- [Stated task] Collect each line containing "seaborn".

- [Given material]
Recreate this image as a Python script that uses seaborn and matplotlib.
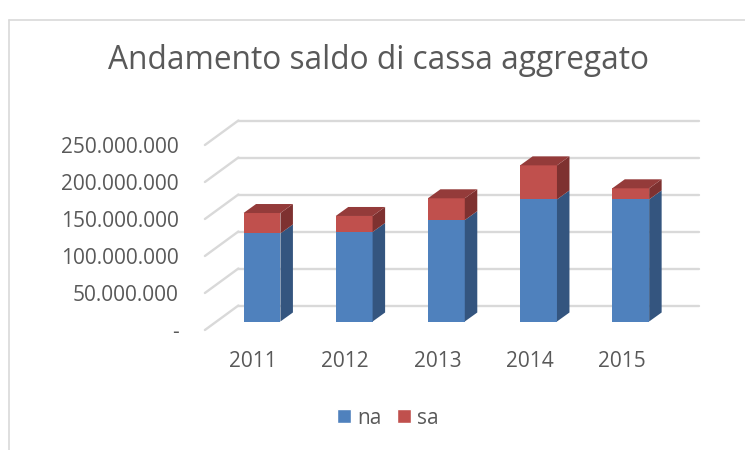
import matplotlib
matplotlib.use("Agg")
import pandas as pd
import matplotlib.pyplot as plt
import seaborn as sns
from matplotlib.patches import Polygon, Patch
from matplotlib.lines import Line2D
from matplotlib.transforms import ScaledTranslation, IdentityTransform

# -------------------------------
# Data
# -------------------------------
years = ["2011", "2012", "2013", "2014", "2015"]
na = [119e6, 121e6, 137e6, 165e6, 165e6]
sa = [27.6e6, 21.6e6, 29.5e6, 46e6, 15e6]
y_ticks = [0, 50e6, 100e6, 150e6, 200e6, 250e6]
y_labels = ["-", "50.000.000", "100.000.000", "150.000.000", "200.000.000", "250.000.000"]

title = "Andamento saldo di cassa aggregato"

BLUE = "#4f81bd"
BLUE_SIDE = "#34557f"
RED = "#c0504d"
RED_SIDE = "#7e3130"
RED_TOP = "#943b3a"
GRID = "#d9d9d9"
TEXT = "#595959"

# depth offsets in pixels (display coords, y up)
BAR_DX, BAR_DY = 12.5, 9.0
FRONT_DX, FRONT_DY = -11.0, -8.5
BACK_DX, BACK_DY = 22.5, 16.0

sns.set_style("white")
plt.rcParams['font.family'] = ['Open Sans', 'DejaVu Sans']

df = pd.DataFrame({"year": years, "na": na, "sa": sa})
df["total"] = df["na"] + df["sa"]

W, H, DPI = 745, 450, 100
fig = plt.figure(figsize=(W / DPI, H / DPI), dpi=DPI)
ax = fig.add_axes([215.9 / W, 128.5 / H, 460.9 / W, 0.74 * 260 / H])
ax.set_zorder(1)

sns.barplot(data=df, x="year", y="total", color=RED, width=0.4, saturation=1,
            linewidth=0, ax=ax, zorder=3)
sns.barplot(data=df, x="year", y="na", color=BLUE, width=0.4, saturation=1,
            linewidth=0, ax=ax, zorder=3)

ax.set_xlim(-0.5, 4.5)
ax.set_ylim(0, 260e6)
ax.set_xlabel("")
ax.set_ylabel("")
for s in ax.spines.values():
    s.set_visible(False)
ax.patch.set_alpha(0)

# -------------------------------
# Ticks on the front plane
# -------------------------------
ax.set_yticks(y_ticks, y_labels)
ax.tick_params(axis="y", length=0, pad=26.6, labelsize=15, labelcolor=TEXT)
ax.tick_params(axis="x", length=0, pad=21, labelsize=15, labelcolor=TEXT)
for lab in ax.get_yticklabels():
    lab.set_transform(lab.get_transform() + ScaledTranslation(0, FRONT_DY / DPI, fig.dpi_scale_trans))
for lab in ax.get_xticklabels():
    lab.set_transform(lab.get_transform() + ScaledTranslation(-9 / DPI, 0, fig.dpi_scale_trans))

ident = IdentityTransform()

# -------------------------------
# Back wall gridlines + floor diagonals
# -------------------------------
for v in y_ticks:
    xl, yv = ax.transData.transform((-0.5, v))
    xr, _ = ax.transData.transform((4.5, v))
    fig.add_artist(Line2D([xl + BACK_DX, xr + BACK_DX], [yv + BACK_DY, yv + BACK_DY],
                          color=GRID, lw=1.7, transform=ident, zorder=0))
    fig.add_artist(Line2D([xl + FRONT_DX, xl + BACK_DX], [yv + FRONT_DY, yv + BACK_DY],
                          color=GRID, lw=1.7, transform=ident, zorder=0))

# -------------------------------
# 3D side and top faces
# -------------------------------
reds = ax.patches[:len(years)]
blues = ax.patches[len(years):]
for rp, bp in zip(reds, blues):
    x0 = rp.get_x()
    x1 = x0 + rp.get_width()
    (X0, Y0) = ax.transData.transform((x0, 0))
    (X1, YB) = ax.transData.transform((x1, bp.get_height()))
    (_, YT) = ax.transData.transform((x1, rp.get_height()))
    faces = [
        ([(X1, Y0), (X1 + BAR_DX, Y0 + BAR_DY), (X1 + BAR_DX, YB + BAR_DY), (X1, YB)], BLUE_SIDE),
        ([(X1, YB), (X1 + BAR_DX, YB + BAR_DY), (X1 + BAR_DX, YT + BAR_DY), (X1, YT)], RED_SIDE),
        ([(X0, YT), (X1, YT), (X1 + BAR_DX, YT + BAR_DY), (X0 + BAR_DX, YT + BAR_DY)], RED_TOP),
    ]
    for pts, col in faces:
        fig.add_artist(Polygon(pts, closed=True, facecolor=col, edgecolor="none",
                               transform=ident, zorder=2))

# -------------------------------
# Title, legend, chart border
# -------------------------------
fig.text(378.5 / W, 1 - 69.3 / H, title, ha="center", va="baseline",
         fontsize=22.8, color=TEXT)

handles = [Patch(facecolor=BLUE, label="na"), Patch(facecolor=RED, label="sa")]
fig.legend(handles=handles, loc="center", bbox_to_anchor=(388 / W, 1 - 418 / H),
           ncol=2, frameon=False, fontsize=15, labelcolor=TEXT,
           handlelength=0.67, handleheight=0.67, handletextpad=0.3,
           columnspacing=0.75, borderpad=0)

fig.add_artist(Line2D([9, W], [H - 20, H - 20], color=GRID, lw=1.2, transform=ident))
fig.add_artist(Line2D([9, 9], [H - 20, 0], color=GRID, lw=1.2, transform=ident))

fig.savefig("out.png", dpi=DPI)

- [Written response]
Recreate this image as a Python script that uses seaborn and matplotlib.
import seaborn as sns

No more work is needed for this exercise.